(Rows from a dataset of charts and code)
::::

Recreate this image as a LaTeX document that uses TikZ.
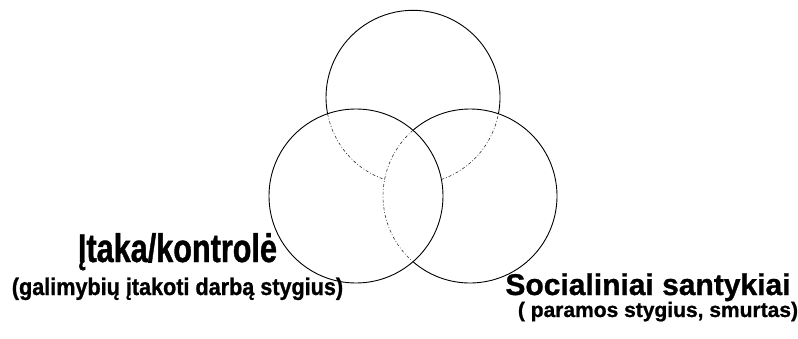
\documentclass[tikz,border=0pt]{standalone}
\usepackage{fontspec}
\newfontfamily\lefttitle{Liberation Sans}[FakeStretch=0.765, FakeBold=1]
\newfontfamily\leftsub{Liberation Sans}[FakeStretch=0.9, FakeBold=1]
\newfontfamily\rightfont{Liberation Sans}[FakeBold=1]
\begin{document}
\begin{tikzpicture}[x=1pt, y=1pt,
        ring/.style={color = black, line width=0.9pt},
        hidden/.style={color = black!80, line width=0.6pt, dash pattern=on 3pt off 2pt on 0.8pt off 2pt},
        every node/.style={inner sep=0pt, anchor=base}]
        \useasboundingbox (0,0) rectangle (798,338);
        \coordinate (cLeft) at (356,142);
        \coordinate (cRight) at (470,142);
        \coordinate (cTop) at (413,240.7);
        % left circle
        \draw[ring] (cLeft) circle (87);
        % right circle
        \draw[ring] (cRight) ++(-130.94:87) arc[start angle=-130.94, end angle=130.94, radius=87];
        \draw[hidden] (cRight) ++(130.94:87) arc[start angle=130.94, end angle=229.06, radius=87];
        % top circle
        \draw[ring] (cTop) ++(-10.94:87) arc[start angle=-10.94, end angle=190.94, radius=87];
        \draw[hidden] (cTop) ++(190.94:87) arc[start angle=190.94, end angle=250.94, radius=87];
        \draw[hidden] (cTop) ++(289.06:87) arc[start angle=289.06, end angle=349.06, radius=87];
        % labels
        \node (influence) at (177.5,76) {\lefttitle\bfseries\fontsize{40}{44}\selectfont Įtaka/kontrolė};
        \node (influenceSub) at (177.5,43) {\leftsub\bfseries\fontsize{24}{28}\selectfont (galimybių įtakoti darbą stygius)};
        \node (social) at (648,43) {\rightfont\bfseries\fontsize{30}{34}\selectfont Socialiniai santykiai};
        \node (socialSub) at (658,21) {\rightfont\bfseries\fontsize{21}{25}\selectfont ( paramos stygius, smurtas)};
        \end{tikzpicture}
\end{document}
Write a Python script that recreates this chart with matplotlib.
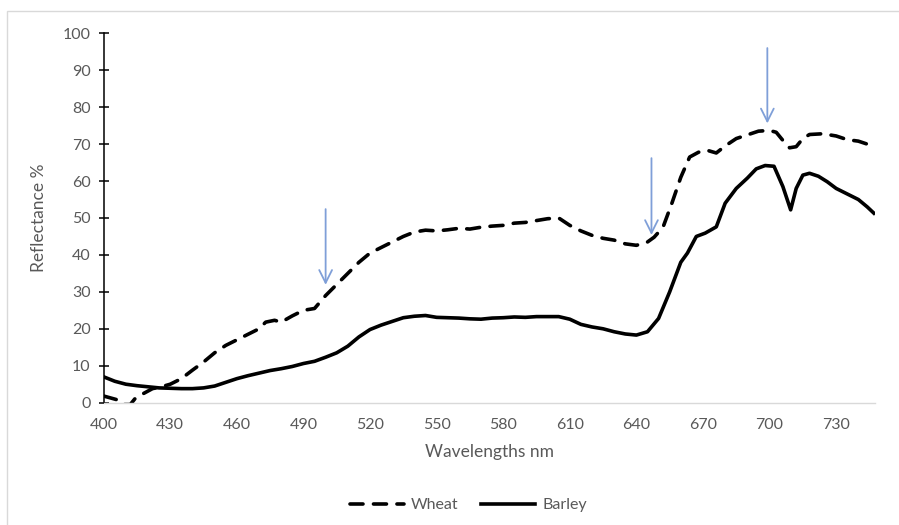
import matplotlib

matplotlib.use("Agg")

import matplotlib.pyplot as plt
from matplotlib.patches import Rectangle

plt.rcParams["font.family"] = ["Lato", "DejaVu Sans"]

# Barley reflectance (solid line)
barley_nm = [400, 405, 410, 415, 420, 425, 430, 435, 440, 445, 450, 455, 460, 465,
             470, 475, 480, 485, 490, 495, 500, 505, 510, 515, 520, 525, 530, 535,
             540, 545, 550, 555, 560, 565, 570, 575, 580, 585, 590, 595, 600, 605,
             610, 615, 620, 625, 630, 635, 640, 645, 650, 655, 660, 663, 667, 671,
             676, 680, 685, 690, 694, 698, 702, 706, 709.5, 712, 715, 718, 722, 726,
             730, 735, 740, 744, 747]
barley = [7.0, 5.8, 5.0, 4.6, 4.3, 4.0, 3.9, 3.8, 3.8, 4.0, 4.5, 5.5, 6.5, 7.3,
          8.0, 8.7, 9.2, 9.8, 10.6, 11.2, 12.3, 13.5, 15.3, 17.8, 19.8, 21.0, 22.0,
          23.0, 23.4, 23.6, 23.1, 23.0, 22.9, 22.7, 22.6, 22.9, 23.0, 23.2, 23.1,
          23.3, 23.3, 23.3, 22.6, 21.2, 20.5, 20.0, 19.2, 18.6, 18.3, 19.2, 22.8,
          30.0, 38.0, 40.5, 45.0, 45.9, 47.6, 54.0, 58.0, 60.8, 63.3, 64.2, 64.0,
          58.5, 52.2, 58.0, 61.6, 62.1, 61.3, 59.8, 58.0, 56.5, 55.0, 53.0, 51.3]

# Wheat reflectance (dashed line)
wheat_nm = [400, 403, 406, 408, 412, 414, 418, 422, 426, 430, 435, 440, 445, 450,
            455, 460, 465, 470, 473, 477, 480, 485, 490, 495, 500, 505, 510, 515,
            520, 525, 530, 535, 540, 545, 550, 555, 560, 565, 570, 575, 580, 585,
            590, 595, 600, 605, 610, 615, 620, 625, 630, 635, 640, 645, 648, 652,
            656, 660, 664, 668, 672, 676, 680, 685, 690, 695, 700, 703, 706, 709,
            712, 715, 718, 724, 730, 735, 740, 744, 747]
wheat = [1.8, 1.3, 0.8, -0.5, -0.5, 1.0, 2.5, 3.8, 4.3, 5.0, 6.5, 8.8, 11.0, 13.5,
         15.5, 17.0, 18.5, 20.0, 21.8, 22.3, 21.8, 23.5, 25.0, 25.5, 29.0, 32.0,
         35.0, 38.0, 40.5, 42.0, 43.5, 45.0, 46.2, 46.7, 46.5, 46.8, 47.2, 47.0,
         47.5, 47.8, 48.0, 48.6, 48.8, 49.3, 49.8, 50.0, 48.0, 46.5, 45.3, 44.5,
         44.0, 43.0, 42.6, 43.5, 44.8, 47.5, 54.0, 61.0, 66.5, 67.8, 68.3, 67.6,
         69.5, 71.5, 72.5, 73.5, 73.7, 73.2, 71.0, 69.0, 69.3, 71.5, 72.6, 72.8,
         72.2, 71.2, 70.8, 70.0, 68.8]

# Blue arrows: (x, y start, y tip)
arrow_x = [500, 646.8, 699]
arrow_top = [52.4, 66.2, 96.0]
arrow_tip = [31.9, 45.4, 75.6]

x_ticks = list(range(400, 731, 30))
y_ticks = list(range(0, 101, 10))

text_color = "#595959"

fig = plt.figure(figsize=(8.99, 5.25), dpi=100)
ax = fig.add_axes([0.1153, 0.233, 0.858, 0.7036])

ax.plot(wheat_nm, wheat, color="black", lw=2.6, linestyle=(0, (3.6, 2.9)),
        dash_capstyle="round", label="Wheat")
ax.plot(barley_nm, barley, color="black", lw=2.6, label="Barley")

for x, y0, y1 in zip(arrow_x, arrow_top, arrow_tip):
    ax.annotate(
        "",
        xy=(x, y1),
        xytext=(x, y0),
        arrowprops=dict(
            arrowstyle="->,head_length=0.4,head_width=0.2",
            color="#7f9fd8",
            lw=1.3,
            mutation_scale=23,
            shrinkA=0,
            shrinkB=0,
        ),
    )

ax.set_xlim(400, 747.5)
ax.set_ylim(0, 100)
ax.set_xticks(x_ticks)
ax.set_yticks(y_ticks)

for side in ["top", "right"]:
    ax.spines[side].set_visible(False)
ax.spines["left"].set_color("black")
ax.spines["left"].set_linewidth(1.1)
ax.spines["bottom"].set_color("#d9d9d9")
ax.spines["bottom"].set_linewidth(1.0)

ax.tick_params(axis="y", direction="inout", length=7, width=1.1, color="black",
               labelcolor=text_color, labelsize=11.5, pad=6)
ax.tick_params(axis="x", length=0, labelcolor=text_color, labelsize=11.5, pad=11)

ax.set_xlabel("Wavelengths nm", color=text_color, fontsize=12.5, labelpad=9)
ax.set_ylabel("Reflectance %", color=text_color, fontsize=12.5, labelpad=11)

ax.legend(
    loc="center",
    bbox_to_anchor=(0.521, 0.038),
    bbox_transform=fig.transFigure,
    ncol=2,
    frameon=False,
    fontsize=11.5,
    handlelength=3.4,
    handletextpad=0.45,
    columnspacing=1.4,
    labelcolor=text_color,
)

fig.patches.append(
    Rectangle((7 / 899, -0.1), 1.2, 1.1 - 11 / 525, transform=fig.transFigure,
              fill=False, edgecolor="#d9d9d9", lw=1.0)
)

fig.savefig("out.png", dpi=100)
plt.close(fig)
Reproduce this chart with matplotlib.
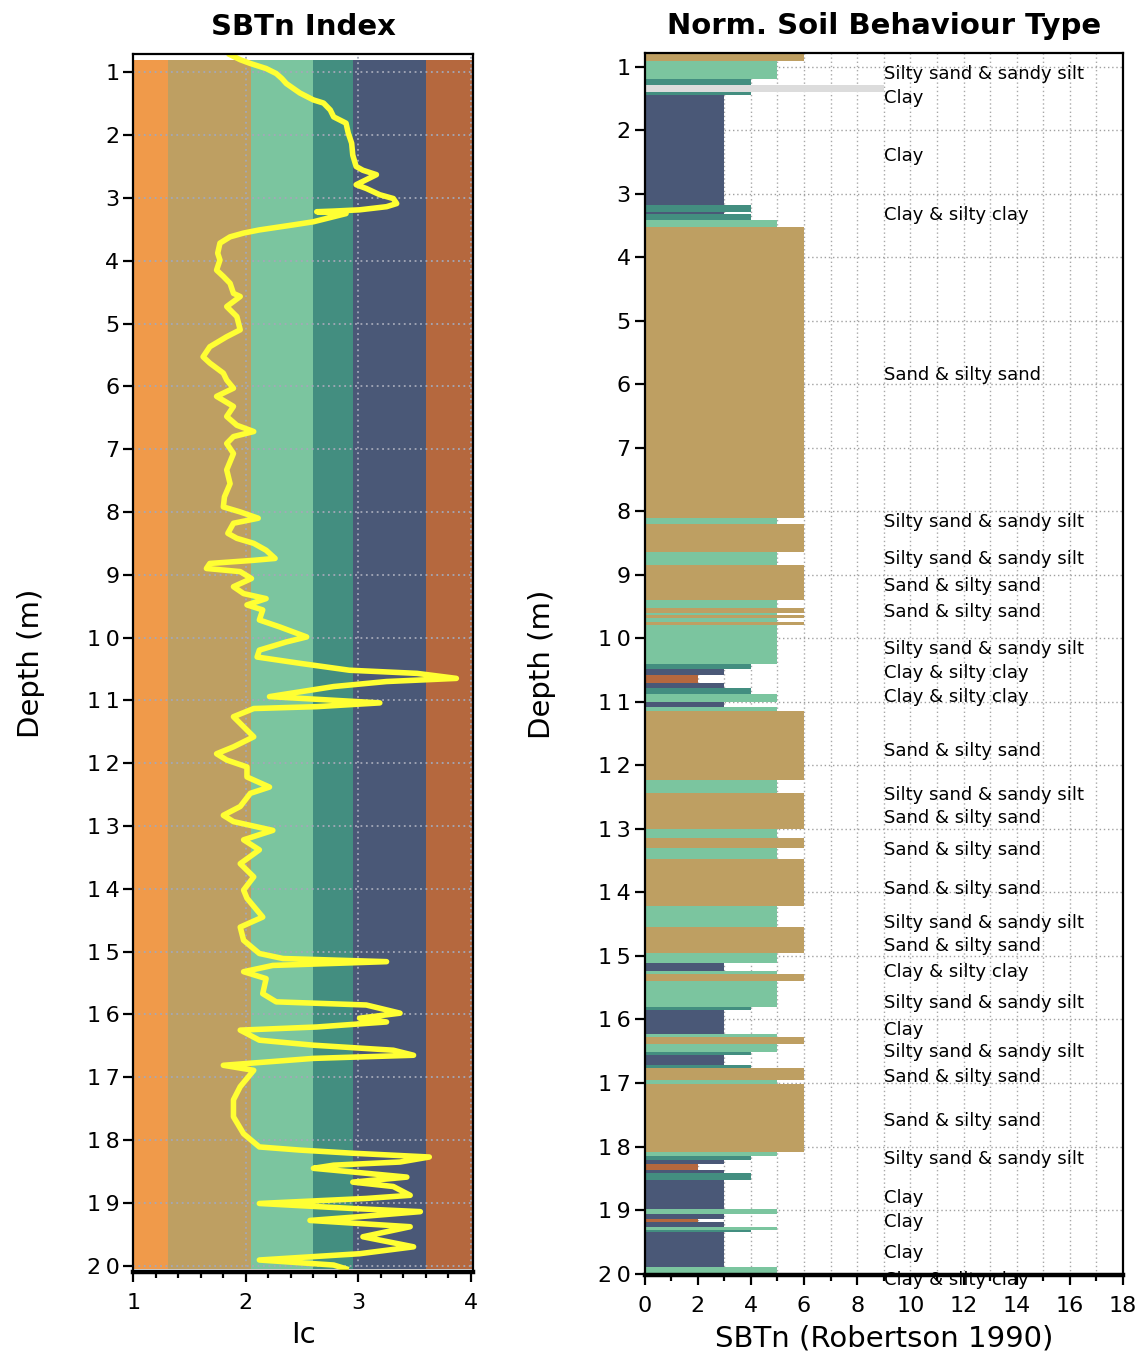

::::

Generate a word-for-word copy of the preceding records, excluding all pictures.

Recreate this image as a LaTeX document that uses TikZ.
\documentclass[tikz,border=0pt]{standalone}
\usepackage{fontspec}
\newfontfamily\lefttitle{Liberation Sans}[FakeStretch=0.765, FakeBold=1]
\newfontfamily\leftsub{Liberation Sans}[FakeStretch=0.9, FakeBold=1]
\newfontfamily\rightfont{Liberation Sans}[FakeBold=1]
\begin{document}
\begin{tikzpicture}[x=1pt, y=1pt,
        ring/.style={color = black, line width=0.9pt},
        hidden/.style={color = black!80, line width=0.6pt, dash pattern=on 3pt off 2pt on 0.8pt off 2pt},
        every node/.style={inner sep=0pt, anchor=base}]
        \useasboundingbox (0,0) rectangle (798,338);
        \coordinate (cLeft) at (356,142);
        \coordinate (cRight) at (470,142);
        \coordinate (cTop) at (413,240.7);
        % left circle
        \draw[ring] (cLeft) circle (87);
        % right circle
        \draw[ring] (cRight) ++(-130.94:87) arc[start angle=-130.94, end angle=130.94, radius=87];
        \draw[hidden] (cRight) ++(130.94:87) arc[start angle=130.94, end angle=229.06, radius=87];
        % top circle
        \draw[ring] (cTop) ++(-10.94:87) arc[start angle=-10.94, end angle=190.94, radius=87];
        \draw[hidden] (cTop) ++(190.94:87) arc[start angle=190.94, end angle=250.94, radius=87];
        \draw[hidden] (cTop) ++(289.06:87) arc[start angle=289.06, end angle=349.06, radius=87];
        % labels
        \node (influence) at (177.5,76) {\lefttitle\bfseries\fontsize{40}{44}\selectfont Įtaka/kontrolė};
        \node (influenceSub) at (177.5,43) {\leftsub\bfseries\fontsize{24}{28}\selectfont (galimybių įtakoti darbą stygius)};
        \node (social) at (648,43) {\rightfont\bfseries\fontsize{30}{34}\selectfont Socialiniai santykiai};
        \node (socialSub) at (658,21) {\rightfont\bfseries\fontsize{21}{25}\selectfont ( paramos stygius, smurtas)};
        \end{tikzpicture}
\end{document}
Write a Python script that recreates this chart with matplotlib.
import matplotlib

matplotlib.use("Agg")

import matplotlib.pyplot as plt
from matplotlib.patches import Rectangle

plt.rcParams["font.family"] = ["Lato", "DejaVu Sans"]

# Barley reflectance (solid line)
barley_nm = [400, 405, 410, 415, 420, 425, 430, 435, 440, 445, 450, 455, 460, 465,
             470, 475, 480, 485, 490, 495, 500, 505, 510, 515, 520, 525, 530, 535,
             540, 545, 550, 555, 560, 565, 570, 575, 580, 585, 590, 595, 600, 605,
             610, 615, 620, 625, 630, 635, 640, 645, 650, 655, 660, 663, 667, 671,
             676, 680, 685, 690, 694, 698, 702, 706, 709.5, 712, 715, 718, 722, 726,
             730, 735, 740, 744, 747]
barley = [7.0, 5.8, 5.0, 4.6, 4.3, 4.0, 3.9, 3.8, 3.8, 4.0, 4.5, 5.5, 6.5, 7.3,
          8.0, 8.7, 9.2, 9.8, 10.6, 11.2, 12.3, 13.5, 15.3, 17.8, 19.8, 21.0, 22.0,
          23.0, 23.4, 23.6, 23.1, 23.0, 22.9, 22.7, 22.6, 22.9, 23.0, 23.2, 23.1,
          23.3, 23.3, 23.3, 22.6, 21.2, 20.5, 20.0, 19.2, 18.6, 18.3, 19.2, 22.8,
          30.0, 38.0, 40.5, 45.0, 45.9, 47.6, 54.0, 58.0, 60.8, 63.3, 64.2, 64.0,
          58.5, 52.2, 58.0, 61.6, 62.1, 61.3, 59.8, 58.0, 56.5, 55.0, 53.0, 51.3]

# Wheat reflectance (dashed line)
wheat_nm = [400, 403, 406, 408, 412, 414, 418, 422, 426, 430, 435, 440, 445, 450,
            455, 460, 465, 470, 473, 477, 480, 485, 490, 495, 500, 505, 510, 515,
            520, 525, 530, 535, 540, 545, 550, 555, 560, 565, 570, 575, 580, 585,
            590, 595, 600, 605, 610, 615, 620, 625, 630, 635, 640, 645, 648, 652,
            656, 660, 664, 668, 672, 676, 680, 685, 690, 695, 700, 703, 706, 709,
            712, 715, 718, 724, 730, 735, 740, 744, 747]
wheat = [1.8, 1.3, 0.8, -0.5, -0.5, 1.0, 2.5, 3.8, 4.3, 5.0, 6.5, 8.8, 11.0, 13.5,
         15.5, 17.0, 18.5, 20.0, 21.8, 22.3, 21.8, 23.5, 25.0, 25.5, 29.0, 32.0,
         35.0, 38.0, 40.5, 42.0, 43.5, 45.0, 46.2, 46.7, 46.5, 46.8, 47.2, 47.0,
         47.5, 47.8, 48.0, 48.6, 48.8, 49.3, 49.8, 50.0, 48.0, 46.5, 45.3, 44.5,
         44.0, 43.0, 42.6, 43.5, 44.8, 47.5, 54.0, 61.0, 66.5, 67.8, 68.3, 67.6,
         69.5, 71.5, 72.5, 73.5, 73.7, 73.2, 71.0, 69.0, 69.3, 71.5, 72.6, 72.8,
         72.2, 71.2, 70.8, 70.0, 68.8]

# Blue arrows: (x, y start, y tip)
arrow_x = [500, 646.8, 699]
arrow_top = [52.4, 66.2, 96.0]
arrow_tip = [31.9, 45.4, 75.6]

x_ticks = list(range(400, 731, 30))
y_ticks = list(range(0, 101, 10))

text_color = "#595959"

fig = plt.figure(figsize=(8.99, 5.25), dpi=100)
ax = fig.add_axes([0.1153, 0.233, 0.858, 0.7036])

ax.plot(wheat_nm, wheat, color="black", lw=2.6, linestyle=(0, (3.6, 2.9)),
        dash_capstyle="round", label="Wheat")
ax.plot(barley_nm, barley, color="black", lw=2.6, label="Barley")

for x, y0, y1 in zip(arrow_x, arrow_top, arrow_tip):
    ax.annotate(
        "",
        xy=(x, y1),
        xytext=(x, y0),
        arrowprops=dict(
            arrowstyle="->,head_length=0.4,head_width=0.2",
            color="#7f9fd8",
            lw=1.3,
            mutation_scale=23,
            shrinkA=0,
            shrinkB=0,
        ),
    )

ax.set_xlim(400, 747.5)
ax.set_ylim(0, 100)
ax.set_xticks(x_ticks)
ax.set_yticks(y_ticks)

for side in ["top", "right"]:
    ax.spines[side].set_visible(False)
ax.spines["left"].set_color("black")
ax.spines["left"].set_linewidth(1.1)
ax.spines["bottom"].set_color("#d9d9d9")
ax.spines["bottom"].set_linewidth(1.0)

ax.tick_params(axis="y", direction="inout", length=7, width=1.1, color="black",
               labelcolor=text_color, labelsize=11.5, pad=6)
ax.tick_params(axis="x", length=0, labelcolor=text_color, labelsize=11.5, pad=11)

ax.set_xlabel("Wavelengths nm", color=text_color, fontsize=12.5, labelpad=9)
ax.set_ylabel("Reflectance %", color=text_color, fontsize=12.5, labelpad=11)

ax.legend(
    loc="center",
    bbox_to_anchor=(0.521, 0.038),
    bbox_transform=fig.transFigure,
    ncol=2,
    frameon=False,
    fontsize=11.5,
    handlelength=3.4,
    handletextpad=0.45,
    columnspacing=1.4,
    labelcolor=text_color,
)

fig.patches.append(
    Rectangle((7 / 899, -0.1), 1.2, 1.1 - 11 / 525, transform=fig.transFigure,
              fill=False, edgecolor="#d9d9d9", lw=1.0)
)

fig.savefig("out.png", dpi=100)
plt.close(fig)
Reproduce this chart with matplotlib.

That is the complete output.